How can we build the best protections for educators who just want to read to kids? First, educators should check the website of each book publisher, if works are still copyrighted and not in the public domain. In response to the COVIF-19 pandemic, many large publishers are temporarily altering their policies and providing guidance to educators about acceptable virtual use. For works that are not in the public domain, and that do not have a publisher who is electing to allow more flexible use, educators should consider reading portions of a book, and connecting those portions of a book to a lesson, and limiting the audience to the extent possible by using a closed platform and limiting the amount of time a recording is available for viewing, in order to make the best fair use defense to a copyright claim.

 

CIPA and COPPA and Bears, Oh My!

 

Even MORE federal regulations come into play when it comes to schools, students, and technology. CIPA, the Child Internet Protection Act, requires districts utilizing e-Rate funds, to ensure the following internet filtering for all connected devices to guard against access to visual obscenities, child pornography and material that is harmful to minors. Your district’s acceptable use policy (AUP), agreements between your district and technology vendors, and the filtering tools you have in place likely create these necessary safeguards.
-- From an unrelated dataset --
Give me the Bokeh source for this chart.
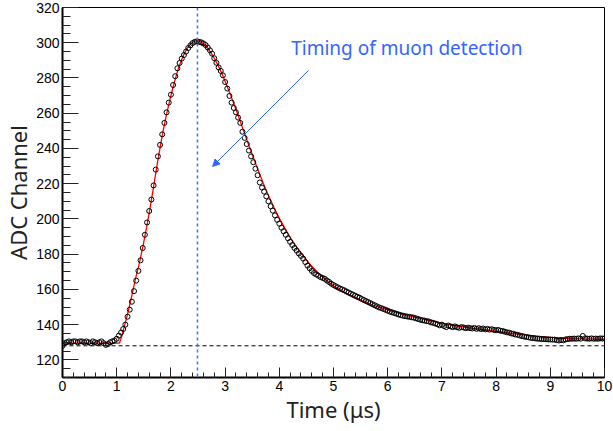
import numpy as np
from bokeh.plotting import figure
from bokeh.models import Span, Arrow, NormalHead, Label, SingleIntervalTicker, Range1d
from bokeh.embed import file_html
from bokeh.resources import INLINE

# ADC samples every 40 ns
adc_values = [
    128, 129.5, 130, 130.5, 130, 130.5, 130.5, 130, 130.5, 130.5,
    130, 130.5, 130, 129.5, 130.5, 130, 129.5, 130, 130.5, 129.5,
    128.5, 129, 130, 130.5, 131,
    132, 133.8, 135.5, 137.5, 140, 144.5, 148.5, 153, 159, 165,
    170.5, 176.5, 183.5, 191, 198, 204.5, 211, 219, 228, 235.5,
    242, 248, 254.5, 260.5, 266, 270.5, 276, 281, 285.5, 288.5,
    291, 293, 295, 297, 298.5, 299.8, 300.5, 300.8, 300.5,
    300.2, 299.6, 298.7, 297.3, 295.7, 293.8, 291.2, 288.6, 286, 284,
    281.5, 277.7, 274, 269.8, 266, 263, 260.5, 257.5, 254.5, 249.5,
    246, 242.5, 238.8, 235.5, 232.2, 228.5, 224.8, 220.7, 217.8, 215.5,
    212.8, 210, 207.2, 204.7, 202, 199.5, 197.3, 195, 193, 191,
    189, 187, 185.2, 183.5, 182, 180.4, 179, 177.5, 175.5, 173.5,
    172, 170.5, 169.3, 168.5, 167.8, 167, 166.5, 166, 165, 164.2,
    163.2, 162.5, 161.8, 161.2, 160.5, 160, 159.5, 158.8, 158.2, 157.6,
    157, 156.4, 155.8, 155.3, 154.6, 154, 153.4, 152.8, 152.2, 151.6,
    151, 150.4, 149.8, 149.4, 148.9, 148.4, 147.9, 147.4, 147, 146.6,
    146.2, 145.8, 145.4, 145.1, 144.8, 144.6, 144.4, 144.2, 144, 143.6,
    143.2, 142.8, 142.5,
    142.3, 142, 141.8, 141.3, 141, 140.6, 140.2, 139.6, 140, 139.2,
    138.6, 139.5, 139, 138.6, 139, 138.5, 138.2, 138.6, 138.4, 138,
    138.3, 138, 137.8, 138.1, 137.6, 138, 137.5, 137.8, 137.3, 137.6,
    137.2, 137.4, 137, 136.8, 137, 136.5, 136.4, 136, 135.6, 135.5,
    135, 134.8, 134.4, 134.2, 133.8, 133.5, 133.2, 133, 132.8, 132.5,
    132.4, 132.2, 132, 132, 131.8, 131.8, 131.7, 131.6, 131.6, 131.5,
    131.5, 131.2, 131, 131.3, 131.1, 131.6, 131.8, 132, 132, 132.1,
    132, 132.2, 132, 133.6, 132.2, 132.1, 132, 132.2, 132, 132.1,
    132, 132.2, 132.1, 132.2,
]
sample_step_us = 0.04
adc_time = [round(i * sample_step_us, 2) for i in range(len(adc_values))]

# fitted pulse (red curve)
fit_time = [0.04, 1.05, 1.10, 1.15, 1.20, 1.25, 1.30, 1.35, 1.40, 1.45, 1.50, 1.55, 1.60,
            1.65, 1.70, 1.75, 1.80, 1.85, 1.90, 1.95, 2.00, 2.05, 2.10, 2.15, 2.20,
            2.25, 2.30, 2.35, 2.40, 2.45, 2.50, 2.55, 2.60, 2.65, 2.70, 2.75, 2.80,
            2.85, 2.90, 2.95, 3.00, 3.10, 3.20, 3.30, 3.40, 3.50, 3.60, 3.70, 3.80,
            3.90, 4.00, 4.10, 4.20, 4.30, 4.40, 4.50, 4.60, 4.70, 4.80, 4.90, 5.00,
            5.20, 5.40, 5.60, 5.80, 6.00, 6.20, 6.40, 6.60, 6.80, 7.00, 7.20, 7.40,
            7.60, 7.80, 8.00, 8.20, 8.40, 8.60, 8.80, 9.00, 9.20, 9.40, 9.60, 9.80, 10.0]
fit_values = [129.5, 129.5, 134, 140, 146, 152.5, 159.5, 166.5, 172.5, 179.5, 187, 195, 203.5,
              212.5, 222, 231.5, 240.5, 249, 256.5, 263.5, 270, 276, 281.5, 286.5, 290.5,
              294, 296.8, 298.8, 300.2, 301, 301.1, 300.5, 299.4, 297.9, 296, 293.8, 291.2,
              288.3, 285.2, 281.8, 278.2, 270.4, 262.2, 253.6, 245, 236.6, 228.4, 220.6, 213.3,
              206.6, 200.4, 194.8, 189.6, 184.9, 180.6, 176.7, 173.1, 169.9, 167, 164.4, 162.1,
              158.2, 155.1, 152.5, 150.3, 148.4, 146.6, 145, 143.5, 142.1, 140.8, 139.7, 138.7,
              137.8, 137, 136.2, 135.4, 134.6, 133.9, 133.3, 132.8, 132.4, 132.1, 131.9, 131.8, 131.7]

baseline_level = 128
muon_time = 2.49
annotation_text = "Timing of muon detection"

p = figure(width=613, height=431, x_range=Range1d(0, 10), y_range=Range1d(110, 320),
           output_backend="svg", toolbar_location=None,
           min_border_left=60, min_border_right=9, min_border_top=7, min_border_bottom=54)
p.background_fill_color = "white"
p.border_fill_color = "white"
p.outline_line_color = "black"
p.outline_line_width = 1
p.xgrid.visible = False
p.ygrid.visible = False

p.xaxis.ticker = SingleIntervalTicker(interval=1, num_minor_ticks=5)
p.yaxis.ticker = SingleIntervalTicker(interval=20, num_minor_ticks=4)
for ax in (p.xaxis[0], p.yaxis[0]):
    ax.axis_line_color = "black"
    ax.axis_line_width = 2
    ax.major_tick_out = 0
    ax.minor_tick_out = 0
    ax.major_tick_line_color = "#222222"
    ax.minor_tick_line_color = "#222222"
    ax.major_label_text_font = "Liberation Sans"
    ax.major_label_text_font_size = "14px"
    ax.major_label_text_color = "black"
    ax.axis_label_text_font = "Noto Sans"
    ax.axis_label_text_font_size = "22px"
    ax.axis_label_text_font_style = "normal"
    ax.axis_label_text_color = "#222222"
p.yaxis.major_tick_in = 16
p.yaxis.minor_tick_in = 8
p.xaxis.major_tick_in = 10
p.xaxis.minor_tick_in = 5
p.yaxis.major_label_standoff = 3
p.xaxis.major_label_standoff = 3
p.yaxis.axis_label_standoff = 0
p.xaxis.axis_label_standoff = 0
p.xaxis.axis_label = "Time (μs)"
p.yaxis.axis_label = "ADC Channel"

p.add_layout(Span(location=baseline_level, dimension="width", line_color="black",
                  line_width=1, line_dash="4 3"))
p.add_layout(Span(location=muon_time, dimension="height", line_color="#3f72f2",
                  line_width=1.5, line_dash="3 3"))

p.line(fit_time, fit_values, line_color="#ff0000", line_width=1.3)
p.scatter(adc_time, adc_values, marker="circle", size=5, fill_color=None,
          line_color="black", line_width=1)

p.add_layout(Arrow(end=NormalHead(size=7, fill_color="#3366ff", line_color="#3366ff", line_width=1),
                   x_start=4.54, y_start=284.3, x_end=2.77, y_end=229.8,
                   line_color="#3366ff", line_width=1))
p.add_layout(Label(x=4.22, y=296.8, text=annotation_text, text_baseline="middle",
                   text_font="Noto Sans", text_font_size="19px", text_color="#3366ff"))

open("out.html", "w").write(file_html(p, INLINE))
But how does this look different when students are learning from home? To the extent that students are using district-owned devices like laptops, Chromebooks, and mobile hotspots, the district must continue to ensure that the devices are equipped with CIPA-compliant filters. Further, districts remain responsible for monitoring student activity to ensure security for minor students (under the age of 17) when using email, chat, and other communication functions.

 

In addition to CIPA, the Children’s Online Protection and Privacy Act (COPPA), puts a burden on districts to ensure that student information is protected in the use of online programming. For vendors that your district use on a regular basis and have an existing agreement or contract with, the COPPA requirements related to the privacy of student data are likely addressed within any such agreement, and/or within your district’s internal practices related to data encryption and internal practices regarding access to student data. For new platforms, this can be trickier. For instance, a quick check of the Zoom website, led us to a page specifically about the use of Zoom for K-12 schools and how Zoom addresses COPPA. (That page is located here, if you’re interested: https://zoom.us/docs/doc/School%20Administrators%20Guide%20to%20Rolling%20Out%20Zoom.pdf) Of note, Zoom recommends that students not create their own Zoom accounts (because minors are not permitted to create accounts) and should be accessing Zoom as a participant in a school subscriber’s account. Secondly, Zoom places the burden on districts to ensure appropriate parental consent is obtained to allow student access: “Zoom relies on you to obtain consent from parents for their children to use the Zoom services. Your organization should be able to demonstrate compliance with the parental consent requirements contained in the Children’s Online Privacy Protection Act (“COPPA”) and other applicable laws.” We mention this not specifically because Zoom has unique provisions, but in an effort to demonstrate that many other vendors may take similar approaches therefore administrators should engage in close review of current policies, parental notices and permissions, and vendor agreements and requirements before engaging with new vendors.

 

As we are all experiencing, the tides are unpredictable right now, and things change by the day, and sometimes the hour. EdCounsel is here to continue to provide guidance and support as you work through practical concerns in order to be innovative in providing support to your students and educators.